Tout simplement jubilatoire. "La vie est un miracle", dans la même veine que les précédents films de Kusturica, est aussi plus optimiste, plus humaniste. Plus proche de ses personnages. Utopiste, même. Le grand Kustu s'autorise cette
fois à raconter une véritable histoire d'amour. Bien sûr, c'est excessif, immense, exhubérant, baroque, ça part dans tous les sens, de l'émotion
intense à l'éclat de rire burlesque. C'est bruyant, ça avance à un rythme d'enfer, n'en finit pas balloter vos sentiments, de jouer avec. Le talent habituel du maître du genre (le sien, de genre). Cette histoire d'amour, Kustu la pousse à bout, dans un romantisme lyrique qui ne craint pas d'aller trop loin - à juste titre (il faut assumer un titre pareil !). Kusturica a un talent unique, même si parfois copié. On peut être plus ou moins sensible à son univers, mais le talent est là, éblouissant. Il vous embarque dans quelque chose qui ne ressemble à rien d'autre. C'est un cinéma des tripes, qui vous les attrape au vol dès les premières images et les premières notes, et ne vous les lâche plus.
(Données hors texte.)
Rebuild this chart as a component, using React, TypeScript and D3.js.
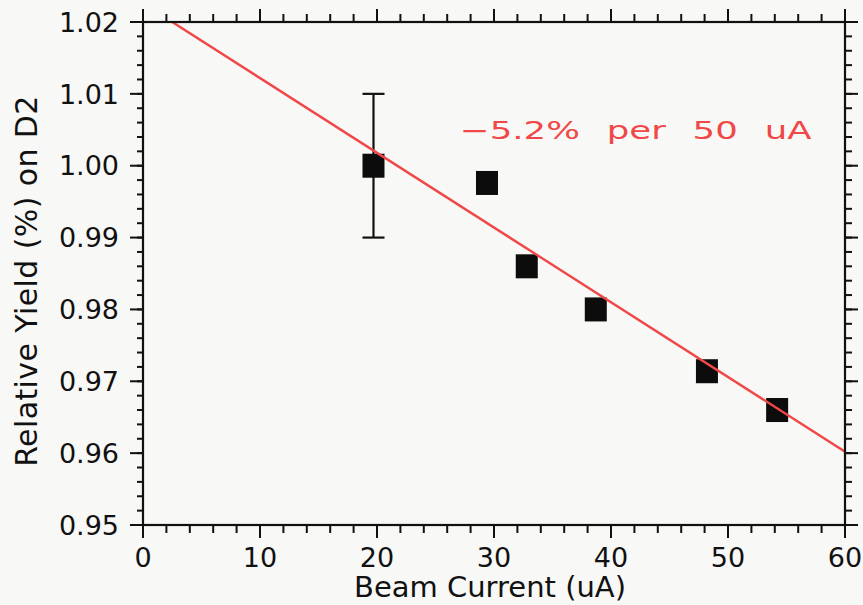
import React from 'react'
import * as d3 from 'd3'

// values
const beamCurrent = [19.7, 29.4, 32.8, 38.7, 48.2, 54.2]
const relYield = [1.0, 0.9976, 0.986, 0.98, 0.9714, 0.966]
const yieldErr = [0.01, 0, 0, 0, 0, 0]

// straight line fit: -5.2% per 50 uA
const fitIntercept = 1.0226
const fitSlope = -0.00104
const fitLabel = '\u22125.2% per 50 uA'

const xDomain = [0, 60]
const yDomain = [0.95, 1.02]
const xTickValues = [0, 10, 20, 30, 40, 50, 60]
const yTickValues = [0.95, 0.96, 0.97, 0.98, 0.99, 1.0, 1.01, 1.02]

const W = 863
const H = 605
const margin = { top: 22, right: 18, bottom: 80, left: 143 }
const font = '"DejaVu Sans", sans-serif'
const ink = '#111'

export default function App() {
  const w = W - margin.left - margin.right
  const h = H - margin.top - margin.bottom
  const x = d3.scaleLinear().domain(xDomain).range([margin.left, margin.left + w])
  const y = d3.scaleLinear().domain(yDomain).range([margin.top + h, margin.top])
  const x0 = margin.left
  const x1 = margin.left + w
  const y0 = margin.top + h
  const y1 = margin.top

  // minor ticks every 2 uA and every 0.002
  const xMinor = x.ticks(30)
  const yMinor = y.ticks(35)

  const pts = beamCurrent.map((c, i) => ({ c, v: relYield[i], e: yieldErr[i] }))
  const fitLine = d3.line<number>()
    .x((d) => x(d))
    .y((d) => y(fitIntercept + fitSlope * d))
  const sq = 22
  const sqH = 24

  return (
    <svg width={W} height={H} style={{ position: 'fixed', left: 0, top: 0 }}>
      <defs>
        <clipPath id="plot">
          <rect x={x0} y={y1} width={w} height={h} />
        </clipPath>
      </defs>
      <rect x={0} y={0} width={W} height={H} fill="#f8f8f6" />

      {/* error bars */}
      {pts.filter((p) => p.e > 0).map((p, i) => (
        <g key={'e' + i} stroke={ink} strokeWidth={2.2}>
          <line x1={x(p.c)} x2={x(p.c)} y1={y(p.v - p.e)} y2={y(p.v + p.e)} />
          <line x1={x(p.c) - 11} x2={x(p.c) + 11} y1={y(p.v - p.e)} y2={y(p.v - p.e)} />
          <line x1={x(p.c) - 11} x2={x(p.c) + 11} y1={y(p.v + p.e)} y2={y(p.v + p.e)} />
        </g>
      ))}

      {/* data squares */}
      {pts.map((p, i) => (
        <rect key={i} x={x(p.c) - sq / 2} y={y(p.v) - sqH / 2} width={sq} height={sqH} fill="#0c0c0c" />
      ))}

      {/* fit line */}
      <path
        d={fitLine(xDomain) || ''}
        clipPath="url(#plot)"
        fill="none"
        stroke="#f04848"
        strokeWidth={2.4}
      />

      {/* frame + ticks */}
      <g stroke={ink} strokeWidth={2}>
        <rect x={x0} y={y1} width={w} height={h} fill="none" strokeWidth={2.2} />
        {xMinor.map((t) => (
          <g key={'xm' + t}>
            <line x1={x(t)} x2={x(t)} y1={y0} y2={y0 + 8} />
            <line x1={x(t)} x2={x(t)} y1={y1} y2={y1 - 8} />
          </g>
        ))}
        {xTickValues.map((t) => (
          <g key={'xM' + t}>
            <line x1={x(t)} x2={x(t)} y1={y0} y2={y0 + 13} />
            <line x1={x(t)} x2={x(t)} y1={y1} y2={y1 - 13} />
          </g>
        ))}
        {yMinor.map((t) => (
          <g key={'ym' + t}>
            <line x1={x0} x2={x0 - 6} y1={y(t)} y2={y(t)} />
            <line x1={x1} x2={x1 + 7} y1={y(t)} y2={y(t)} />
          </g>
        ))}
        {yTickValues.map((t) => (
          <g key={'yM' + t}>
            <line x1={x0} x2={x0 - 13} y1={y(t)} y2={y(t)} />
            <line x1={x1} x2={x1 + 13} y1={y(t)} y2={y(t)} />
          </g>
        ))}
      </g>

      {/* tick labels */}
      <g fill={ink} style={{ fontFamily: font, fontSize: 27 }}>
        {xTickValues.map((t) => (
          <text key={'xl' + t} x={x(t)} y={y0 + 42} textAnchor="middle">
            {d3.format('d')(t)}
          </text>
        ))}
        {yTickValues.map((t) => (
          <text key={'yl' + t} x={x0 - 24} y={y(t)} dy="0.36em" textAnchor="end">
            {d3.format('.2f')(t)}
          </text>
        ))}
      </g>

      <g transform="translate(460,139) scale(1.42,1)">
        <text
          x={0}
          y={0}
          fill="#f04848"
          style={{ fontFamily: font, fontSize: 25, wordSpacing: 11 }}
        >
          {fitLabel}
        </text>
      </g>

      <text
        x={490}
        y={597}
        textAnchor="middle"
        fill={ink}
        style={{ fontFamily: font, fontSize: 29 }}
      >
        Beam Current (uA)
      </text>
      <text
        transform="translate(37,281) rotate(-90)"
        textAnchor="middle"
        fill={ink}
        style={{ fontFamily: font, fontSize: 30, letterSpacing: 0.4 }}
      >
        Relative Yield (%) on D2
      </text>
    </svg>
  )
}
Bien sûr, le film se passe, encore une fois, pendant la guerre en Yougoslavie. Et certains iront encore lui demander des comptes sur ses opinions sur la question. Mais à quoi bon ? La Vie est un miracle prend le parti de ne pas en prendre. Elle se place au niveau des humains, qui s'arrangent comme ils peuvent avec la vie et avec la guerre. Le film d'un écorché de son pays qui refuse les prises de position simplistes.
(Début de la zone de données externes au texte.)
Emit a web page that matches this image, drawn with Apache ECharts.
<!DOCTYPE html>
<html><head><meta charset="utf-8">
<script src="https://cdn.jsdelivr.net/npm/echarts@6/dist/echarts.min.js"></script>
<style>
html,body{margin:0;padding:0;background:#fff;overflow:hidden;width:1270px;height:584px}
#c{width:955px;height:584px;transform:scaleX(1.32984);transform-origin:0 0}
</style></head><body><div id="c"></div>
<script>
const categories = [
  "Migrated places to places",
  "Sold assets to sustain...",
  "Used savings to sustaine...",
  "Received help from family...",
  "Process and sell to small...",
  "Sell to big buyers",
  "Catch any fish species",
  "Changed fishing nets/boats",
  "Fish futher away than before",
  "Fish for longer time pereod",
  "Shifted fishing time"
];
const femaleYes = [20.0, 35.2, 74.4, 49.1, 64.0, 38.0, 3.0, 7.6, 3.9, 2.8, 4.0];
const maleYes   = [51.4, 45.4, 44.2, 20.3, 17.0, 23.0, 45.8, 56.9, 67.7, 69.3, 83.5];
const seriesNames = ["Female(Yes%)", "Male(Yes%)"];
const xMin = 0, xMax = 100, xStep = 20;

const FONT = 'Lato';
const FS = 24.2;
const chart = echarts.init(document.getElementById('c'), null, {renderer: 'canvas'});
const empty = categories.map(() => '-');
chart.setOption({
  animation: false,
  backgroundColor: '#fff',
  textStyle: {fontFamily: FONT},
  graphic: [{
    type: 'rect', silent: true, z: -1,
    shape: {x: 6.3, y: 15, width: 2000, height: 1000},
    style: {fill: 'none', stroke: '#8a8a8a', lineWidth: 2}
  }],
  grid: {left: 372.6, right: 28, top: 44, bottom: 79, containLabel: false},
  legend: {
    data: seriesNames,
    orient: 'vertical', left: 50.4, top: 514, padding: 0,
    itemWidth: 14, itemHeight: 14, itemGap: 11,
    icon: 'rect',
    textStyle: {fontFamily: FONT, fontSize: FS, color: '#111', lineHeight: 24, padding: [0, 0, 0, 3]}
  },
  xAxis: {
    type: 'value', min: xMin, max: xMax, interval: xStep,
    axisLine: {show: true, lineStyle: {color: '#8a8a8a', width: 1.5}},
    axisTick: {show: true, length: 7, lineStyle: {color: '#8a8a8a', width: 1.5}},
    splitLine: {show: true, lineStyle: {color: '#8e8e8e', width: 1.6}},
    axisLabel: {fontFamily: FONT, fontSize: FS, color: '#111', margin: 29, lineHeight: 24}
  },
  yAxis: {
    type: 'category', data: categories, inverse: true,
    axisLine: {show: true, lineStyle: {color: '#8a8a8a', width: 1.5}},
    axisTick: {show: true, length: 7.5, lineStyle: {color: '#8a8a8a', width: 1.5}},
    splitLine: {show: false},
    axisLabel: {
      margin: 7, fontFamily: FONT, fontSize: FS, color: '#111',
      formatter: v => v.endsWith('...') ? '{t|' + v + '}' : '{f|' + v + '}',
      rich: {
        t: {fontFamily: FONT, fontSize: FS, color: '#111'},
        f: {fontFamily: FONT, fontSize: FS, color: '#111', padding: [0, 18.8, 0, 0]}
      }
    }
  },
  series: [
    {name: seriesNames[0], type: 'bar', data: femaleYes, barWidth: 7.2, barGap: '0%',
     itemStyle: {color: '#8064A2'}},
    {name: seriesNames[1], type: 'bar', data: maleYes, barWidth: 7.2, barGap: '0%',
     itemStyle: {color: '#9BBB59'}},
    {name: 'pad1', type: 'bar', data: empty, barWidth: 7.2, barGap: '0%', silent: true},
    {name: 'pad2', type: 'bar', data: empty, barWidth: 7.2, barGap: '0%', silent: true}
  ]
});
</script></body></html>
Dans ce contexte, pourtant tragique, La Vie est un miracle reste un film bourré de vie, de joie, un film plein. On en sort heureux, tout simplement. Avec une putain d'envie de vivre. Il ose tout... et on marche.
Et puis, vous avez les trognes, l'ânesse dépressive, les ours croates, les mafieux au nez dans la poudre et les fêtes arrosées comme seuls les slaves savent en faire... toute cette loufoquerie, jubilatoire, tordante même dans les moments les plus tragiques... Inimitable.
Qui a dit, déjà, que Kusturica est un mélange de Shakespeare et des Marx Brothers ? En tout cas, c'est exactement ça.